Opinión

Una hermosa lección de vida

Conocí a Churry, año arriba año abajo, alrededor del verano de 1990. Él y Alejandra llevaban algún tiempo moviendo fuera de Madrid, donde estaban radicados, el espectáculo “Ale Hop”, con el que a la postre han acabado recorriendo medio mundo y parte “del extranjero”. En aquel momento actuaron en el Claustro del Monasterio de Celanova, repitiendo por tercera vez el camino iniciático que ya habían transitado por ese mismo monasterio, su tío Jesús Silva y su tío abuelo Secundino Feijóo. Desde aquel momento quedé enamorado de la joven elegancia y de la plástica artística de “Ale Hop”.

Luego, ellos volvieron a su Madrid adoptivo y yo me quedé en Celanova. Tardamos en reencontrarnos, pero nos volvimos a ver hace unos años, precisamente con motivo de un homenaje que la Romería Raigame le tributó a la familia Silva-Feijoo, pionera del circo en España, desde Vilanova dos Infantes.

Aquellos días tuvimos tiempo de dejar volar la imaginación y soñar con la hermosa posibilidad de que Celanova pudiese acoger su ansiado proyecto de crear una escuela de Circo en su provincia natal, Ourense. Como es evidente, no fructificó, pero nada es descartable dentro de la magia del circo y de la ilusión.

Ahora lo he vuelto a encontrar en la recoleta comodidad y el cálido ambiente del Teatro Principal ourensano. Fue el pasado jueves –¡tres décadas después de aquel primer contacto!- y lo que vi me dejó ciertamente impresionado.

Desde el primer minuto –que es el tiempo que tarda en cruzar el pasillo-, el lento caminar del viejo titiritero acompañado de su “famélico” perro y parte de su errante vida literalmente a cuestas; hasta la no menos lenta fusión a negro de la despedida y ya con todas sus penas y sus alegrías, todos sus éxitos y sus fracasos, y el acopio de la su crónica arrastras, durante una hora el viejo payaso (¡cuánta grandeza abraza y, sin embargo, cuanta ignominia apócrifa se ha creado alrededor del significado de esta palabra!), a la vez que arrancaba hojas de su particular calendario, que nos hacía reír y al minuto siguiente nos llenaba de melancolía, que nos ilusionaba con el recuerdo de los tiempos idos y al rato nos afligía con la aparente decrepitud de la hora aciaga, la interpretación de la soledad que ofrece Churry constituye un remanso por el que, en cada pequeña cresta de ola, sumerge al espectador en un sosegado contraste de sensaciones.
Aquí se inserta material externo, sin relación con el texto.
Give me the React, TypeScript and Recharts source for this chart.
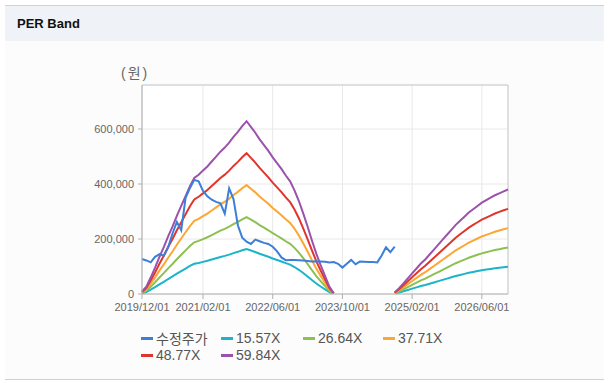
import React from 'react';
import { LineChart, Line, XAxis, YAxis, CartesianGrid, ReferenceLine } from 'recharts';

const dates: string[] = [
  '2019/12/01',
  '2020/01/01', '2020/02/01', '2020/03/01', '2020/04/01', '2020/05/01', '2020/06/01',
  '2020/07/01', '2020/08/01', '2020/09/01', '2020/10/01', '2020/11/01', '2020/12/01',
  '2021/01/01', '2021/02/01', '2021/03/01', '2021/04/01', '2021/05/01', '2021/06/01',
  '2021/07/01', '2021/08/01', '2021/09/01', '2021/10/01', '2021/11/01', '2021/12/01',
  '2022/01/01', '2022/02/01', '2022/03/01', '2022/04/01', '2022/05/01', '2022/06/01',
  '2022/07/01', '2022/08/01', '2022/09/01', '2022/10/01', '2022/11/01', '2022/12/01',
  '2023/01/01', '2023/02/01', '2023/03/01', '2023/04/01', '2023/05/01', '2023/06/01',
  '2023/07/01', '2023/08/01', '2023/09/01', '2023/10/01', '2023/11/01', '2023/12/01',
  '2024/01/01', '2024/02/01', '2024/03/01', '2024/04/01', '2024/05/01', '2024/06/01',
  '2024/07/01', '2024/08/01', '2024/09/01', '2024/10/01', '2024/11/01', '2024/12/01',
  '2025/01/01', '2025/02/01', '2025/03/01', '2025/04/01', '2025/05/01', '2025/06/01',
  '2025/07/01', '2025/08/01', '2025/09/01', '2025/10/01', '2025/11/01', '2025/12/01',
  '2026/01/01', '2026/02/01', '2026/03/01', '2026/04/01', '2026/05/01', '2026/06/01',
  '2026/07/01', '2026/08/01', '2026/09/01', '2026/10/01', '2026/11/01', '2026/12/01',
];

const xTicks: string[] = ['2019/12/01', '2021/02/01', '2022/06/01', '2023/10/01', '2025/02/01', '2026/06/01'];
const yTicks: number[] = [0, 200000, 400000, 600000];

// 수정주가 (adjusted price)
const price: (number | null)[] = [
  127000, 122000, 115000, 135000, 145000, 139000, 170000, 220000, 262000, 232000, 350000, 385000,
  415000, 410000, 375000, 355000, 343000, 335000, 330000, 292000, 384000, 345000, 250000, 205000,
  190000, 182000, 198000, 192000, 186000, 182000, 172000, 155000, 133000, 123000, 124000, 124000,
  123000, 122000, 120000, 118000, 119000, 118000, 117000, 115000, 116000, 110000, 96000, 110000,
  124000, 108000, 118000, 117000, 116000, 116000, 115000, 140000, 170000, 152000, 172000,
  null, null, null, null, null, null, null, null, null, null, null, null, null,
  null, null, null, null, null, null, null, null, null, null, null, null, null,
];

// EPS base
const eps: (number | null)[] = [
  150, 450, 1000, 1600, 2250, 2850, 3500, 4100, 4750, 5350, 5950, 6550,
  7050, 7250, 7500, 7750, 8050, 8350, 8650, 8900, 9200, 9550, 9850, 10200,
  10500, 10150, 9800, 9400, 9050, 8700, 8300, 7950, 7600, 7200, 6850, 6300,
  5650, 4900, 4100, 3250, 2450, 1750, 1100, 450, 50,
  null, null, null, null, null, null, null, null, null, null, null, null, null,
  100, 350, 650, 950, 1250, 1550, 1850, 2100, 2400, 2700, 3000, 3300,
  3600, 3900, 4200, 4450, 4700, 4950, 5150, 5350, 5550, 5700, 5850, 6000,
  6120, 6240, 6350,
];

const multiples: number[] = [15.57, 26.64, 37.71, 48.77, 59.84];
const bandNames: string[] = ['15.57X', '26.64X', '37.71X', '48.77X', '59.84X'];
const bandColors: string[] = ['#1ab5c9', '#8cc152', '#fca733', '#e0352c', '#9c52ad'];
const priceName = '수정주가';
const priceColor = '#3b7fd8';

const data = dates.map((d, i) => {
  const row: Record<string, string | number | null> = { date: d, price: price[i] };
  multiples.forEach((m, k) => {
    const e = eps[i];
    row['b' + k] = e == null ? null : Math.round(e * m);
  });
  return row;
});

const FONT = "'Liberation Sans', Arial, 'Noto Sans CJK KR', sans-serif";

const legendItems = [
  { name: priceName, color: priceColor, x: 141, y: 338 },
  { name: bandNames[0], color: bandColors[0], x: 221, y: 338 },
  { name: bandNames[1], color: bandColors[1], x: 303, y: 338 },
  { name: bandNames[2], color: bandColors[2], x: 383, y: 338 },
  { name: bandNames[3], color: bandColors[3], x: 141, y: 355 },
  { name: bandNames[4], color: bandColors[4], x: 221, y: 355 },
];

export default function App() {
  return (
    <div style={{ position: 'absolute', left: 0, top: 0, width: 612, height: 383, background: '#ffffff', fontFamily: FONT, overflow: 'hidden' }}>
      <div style={{ position: 'absolute', left: 5, top: 5, width: 599, height: 373, background: '#fcfcfc', borderTop: '1px solid #cfd3d9', borderBottom: '1px solid #d0d0d0' }} />
      <div style={{ position: 'absolute', left: 5, top: 6, width: 599, height: 35, background: '#eff3f8' }} />
      <div style={{ position: 'absolute', left: 17, top: 16, fontSize: 13, fontWeight: 'bold', color: '#111', lineHeight: '16px' }}>PER Band</div>
      <div style={{ position: 'absolute', left: 121, top: 64, fontSize: 14, color: '#666', lineHeight: '18px', letterSpacing: 2 }}>(원)</div>
      <div style={{ position: 'absolute', left: 0, top: 0 }}>
        <LineChart width={612} height={383} data={data} margin={{ top: 85, right: 104, bottom: 59, left: 0 }}>
          <CartesianGrid stroke="#e8e8e8" fill="#ffffff" />
          <XAxis
            dataKey="date"
            ticks={xTicks}
            interval={0}
            height={30}
            tickSize={5}
            tickMargin={4}
            tick={{ fontSize: 11, fill: '#666', fontFamily: FONT }}
            axisLine={{ stroke: '#b0b0b0' }}
            tickLine={{ stroke: '#b0b0b0' }}
          />
          <YAxis
            type="number"
            domain={[0, 760000]}
            ticks={yTicks}
            allowDataOverflow
            width={142}
            tickSize={4}
            tickMargin={4}
            tickFormatter={(v: number) => v.toLocaleString('en-US')}
            tick={{ fontSize: 11, fill: '#666', fontFamily: FONT }}
            axisLine={{ stroke: '#b0b0b0' }}
            tickLine={{ stroke: '#b0b0b0' }}
          />
          <ReferenceLine y={760000} stroke="#cccccc" />
          <ReferenceLine x="2026/12/01" stroke="#cccccc" />
          {multiples.map((m, k) => (
            <Line
              key={k}
              type="linear"
              dataKey={'b' + k}
              name={bandNames[k]}
              stroke={bandColors[k]}
              strokeWidth={2}
              dot={false}
              activeDot={false}
              isAnimationActive={false}
            />
          ))}
          <Line
            type="linear"
            dataKey="price"
            name={priceName}
            stroke={priceColor}
            strokeWidth={2}
            dot={false}
            activeDot={false}
            isAnimationActive={false}
          />
        </LineChart>
      </div>
      {legendItems.map((it) => (
        <div key={it.name} style={{ position: 'absolute', left: it.x, top: it.y - 9, height: 18, display: 'flex', alignItems: 'center', fontSize: 14, color: '#555', whiteSpace: 'nowrap' }}>
          <span style={{ display: 'inline-block', width: 12, height: 3, background: it.color, marginRight: 3 }} />
          <span>{it.name}</span>
        </div>
      ))}
    </div>
  );
}
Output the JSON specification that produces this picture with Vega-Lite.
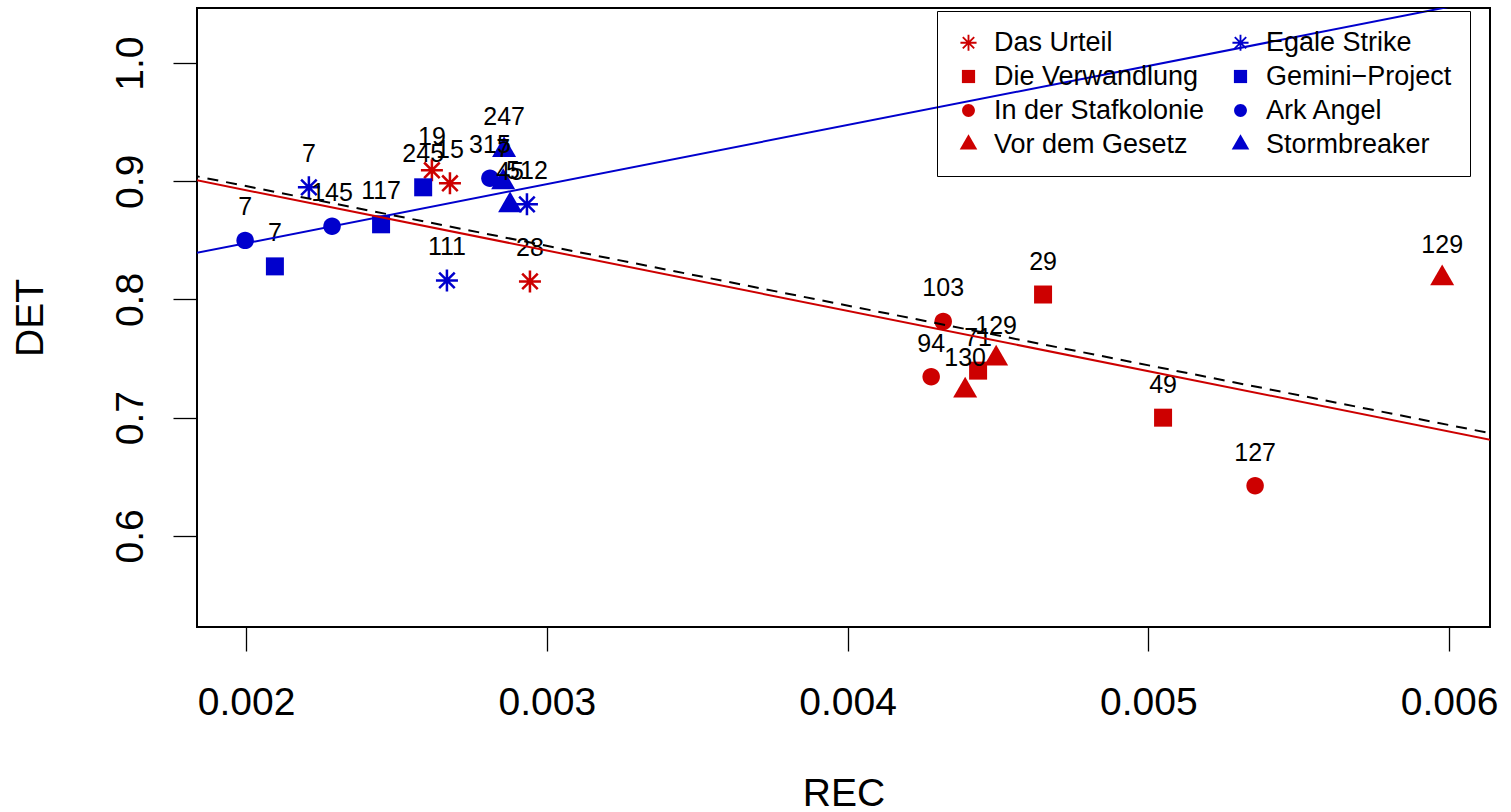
{
  "$schema": "https://vega.github.io/schema/vega-lite/v6.json",
  "width": 1293,
  "height": 619,
  "autosize": {"type": "none"},
  "padding": {"left": 197, "top": 8, "right": 21, "bottom": 185},
  "background": "white",
  "config": {
    "view": {"stroke": "black", "strokeWidth": 2},
    "font": "Liberation Sans",
    "axis": {
      "labelFont": "Liberation Sans", "labelFontSize": 39, "labelColor": "black",
      "titleFont": "Liberation Sans", "titleFontSize": 39, "titleFontWeight": "normal", "titleColor": "black",
      "tickColor": "black", "tickSize": 24, "tickWidth": 1.3, "domain": false, "grid": false
    },
    "legend": {
      "labelFont": "Liberation Sans", "labelFontSize": 27, "labelColor": "black"
    }
  },
  "datasets": {
    "pts": [
      {"series": "Das Urteil", "REC": 0.002618, "DET": 0.9093, "label": "19"},
      {"series": "Das Urteil", "REC": 0.002678, "DET": 0.8983, "label": "15"},
      {"series": "Das Urteil", "REC": 0.002944, "DET": 0.8153, "label": "28"},
      {"series": "Die Verwandlung", "REC": 0.00465, "DET": 0.8042, "label": "29"},
      {"series": "Die Verwandlung", "REC": 0.004434, "DET": 0.7398, "label": "71"},
      {"series": "Die Verwandlung", "REC": 0.005049, "DET": 0.7, "label": "49"},
      {"series": "In der Stafkolonie", "REC": 0.004318, "DET": 0.7814, "label": "103"},
      {"series": "In der Stafkolonie", "REC": 0.004278, "DET": 0.7347, "label": "94"},
      {"series": "In der Stafkolonie", "REC": 0.005355, "DET": 0.6424, "label": "127"},
      {"series": "Vor dem Gesetz", "REC": 0.004391, "DET": 0.7229, "label": "130"},
      {"series": "Vor dem Gesetz", "REC": 0.004494, "DET": 0.75, "label": "129"},
      {"series": "Vor dem Gesetz", "REC": 0.005977, "DET": 0.8178, "label": "129"},
      {"series": "Egale Strike", "REC": 0.002209, "DET": 0.8949, "label": "7"},
      {"series": "Egale Strike", "REC": 0.002668, "DET": 0.8161, "label": "111"},
      {"series": "Egale Strike", "REC": 0.002934, "DET": 0.8805, "label": "512"},
      {"series": "Gemini−Project", "REC": 0.002096, "DET": 0.828, "label": "7"},
      {"series": "Gemini−Project", "REC": 0.002449, "DET": 0.8636, "label": "117"},
      {"series": "Gemini−Project", "REC": 0.002589, "DET": 0.8949, "label": "245"},
      {"series": "Ark Angel", "REC": 0.001997, "DET": 0.85, "label": "7"},
      {"series": "Ark Angel", "REC": 0.002286, "DET": 0.8619, "label": "145"},
      {"series": "Ark Angel", "REC": 0.002811, "DET": 0.9025, "label": "315"},
      {"series": "Stormbreaker", "REC": 0.002858, "DET": 0.9263, "label": "247"},
      {"series": "Stormbreaker", "REC": 0.002855, "DET": 0.8992, "label": "7"},
      {"series": "Stormbreaker", "REC": 0.002878, "DET": 0.8797, "label": "45"}
    ],
    "blueline": [{"REC": 0.0015, "DET": 0.8226}, {"REC": 0.0065, "DET": 1.0726}],
    "redline": [{"REC": 0.0015, "DET": 0.918}, {"REC": 0.0065, "DET": 0.6628}],
    "fitline": [{"REC": 0.0015, "DET": 0.9212}, {"REC": 0.0065, "DET": 0.6685}]
  },
  "layer": [
    {
      "data": {"name": "pts"},
      "mark": {"type": "point", "filled": true, "opacity": 1, "size": 484},
      "encoding": {
        "x": {"field": "REC", "type": "quantitative", "scale": {"domain": [0.001837, 0.006136], "nice": false, "zero": false},
          "axis": {"title": "REC", "values": [0.002, 0.003, 0.004, 0.005, 0.006], "format": ".3f", "labelPadding": 32, "titlePadding": 52}},
        "y": {"field": "DET", "type": "quantitative", "scale": {"domain": [0.5229, 1.0466], "nice": false, "zero": false},
          "axis": {"title": "DET", "values": [0.6, 0.7, 0.8, 0.9, 1.0], "format": ".1f", "labelAngle": -90, "labelAlign": "center", "labelBaseline": "bottom", "labelPadding": 23, "titlePadding": 61}},
        "color": {"field": "series", "type": "nominal",
          "scale": {"domain": ["Das Urteil", "Die Verwandlung", "In der Stafkolonie", "Vor dem Gesetz", "Egale Strike", "Gemini−Project", "Ark Angel", "Stormbreaker"],
            "range": ["#CD0000", "#CD0000", "#CD0000", "#CD0000", "#0000CD", "#0000CD", "#0000CD", "#0000CD"]},
          "legend": {"title": null, "orient": "none", "legendX": 740, "legendY": 3, "columns": 2, "gridAlign": "each", "symbolSize": 260, "labelOffset": 12, "rowPadding": 6, "columnPadding": 22, "padding": 18, "strokeColor": "black", "symbolStrokeWidth": 0, "labelLimit": 400}},
        "shape": {"field": "series", "type": "nominal",
          "scale": {"domain": ["Das Urteil", "Die Verwandlung", "In der Stafkolonie", "Vor dem Gesetz", "Egale Strike", "Gemini−Project", "Ark Angel", "Stormbreaker"],
            "range": [
              "M-1,-0.115L1,-0.115L1,0.115L-1,0.115ZM-0.115,-1L0.115,-1L0.115,1L-0.115,1ZM-0.788,-0.626L-0.626,-0.788L0.788,0.626L0.626,0.788ZM-0.788,0.626L0.626,-0.788L0.788,-0.626L-0.626,0.788Z",
              "M-0.818,-0.818L0.818,-0.818L0.818,0.818L-0.818,0.818Z",
              "M-0.795,0A0.795,0.795 0 1,1 0.795,0A0.795,0.795 0 1,1 -0.795,0Z",
              "M0,-1.26L1.091,0.63L-1.091,0.63Z",
              "M-1,-0.115L1,-0.115L1,0.115L-1,0.115ZM-0.115,-1L0.115,-1L0.115,1L-0.115,1ZM-0.788,-0.626L-0.626,-0.788L0.788,0.626L0.626,0.788ZM-0.788,0.626L0.626,-0.788L0.788,-0.626L-0.626,0.788Z",
              "M-0.818,-0.818L0.818,-0.818L0.818,0.818L-0.818,0.818Z",
              "M-0.795,0A0.795,0.795 0 1,1 0.795,0A0.795,0.795 0 1,1 -0.795,0Z",
              "M0,-1.26L1.091,0.63L-1.091,0.63Z"
            ]}}
      }
    },
    {
      "data": {"name": "pts"},
      "mark": {"type": "text", "dy": -33, "baseline": "middle", "align": "center", "fontSize": 25, "font": "Liberation Sans", "color": "black"},
      "encoding": {
        "x": {"field": "REC", "type": "quantitative"},
        "y": {"field": "DET", "type": "quantitative"},
        "text": {"field": "label", "type": "nominal"}
      }
    },
    {
      "data": {"name": "blueline"},
      "mark": {"type": "line", "clip": true, "color": "#0000CD", "strokeWidth": 2},
      "encoding": {"x": {"field": "REC", "type": "quantitative"}, "y": {"field": "DET", "type": "quantitative"}}
    },
    {
      "data": {"name": "redline"},
      "mark": {"type": "line", "clip": true, "color": "#CD0000", "strokeWidth": 2},
      "encoding": {"x": {"field": "REC", "type": "quantitative"}, "y": {"field": "DET", "type": "quantitative"}}
    },
    {
      "data": {"name": "fitline"},
      "mark": {"type": "line", "clip": true, "color": "black", "strokeWidth": 2, "strokeDash": [11, 8]},
      "encoding": {"x": {"field": "REC", "type": "quantitative"}, "y": {"field": "DET", "type": "quantitative"}}
    }
  ]
}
Y lo hace porque, mientras él muestra las cicatrices que el camino le ha ido dejando en la ambulante trayectoria del cautivador personaje, yo pensaba en las mías (y muy probablemente cada uno de los que estábamos en el teatro lo hacía también en las suyas propias). Por eso, y porque lo que Churry ofrece en el escenario es una auténtica y hermosa lección de vida, a través aparentemente intrascendente vida de un payaso: la inexorable decadencia a la que irremediablemente nos conduce el camino y que creemos que nunca llegará, hasta que, sin darnos cuenta, comenzamos a mirar para atrás simplemente porque ya hemos cruzado la línea.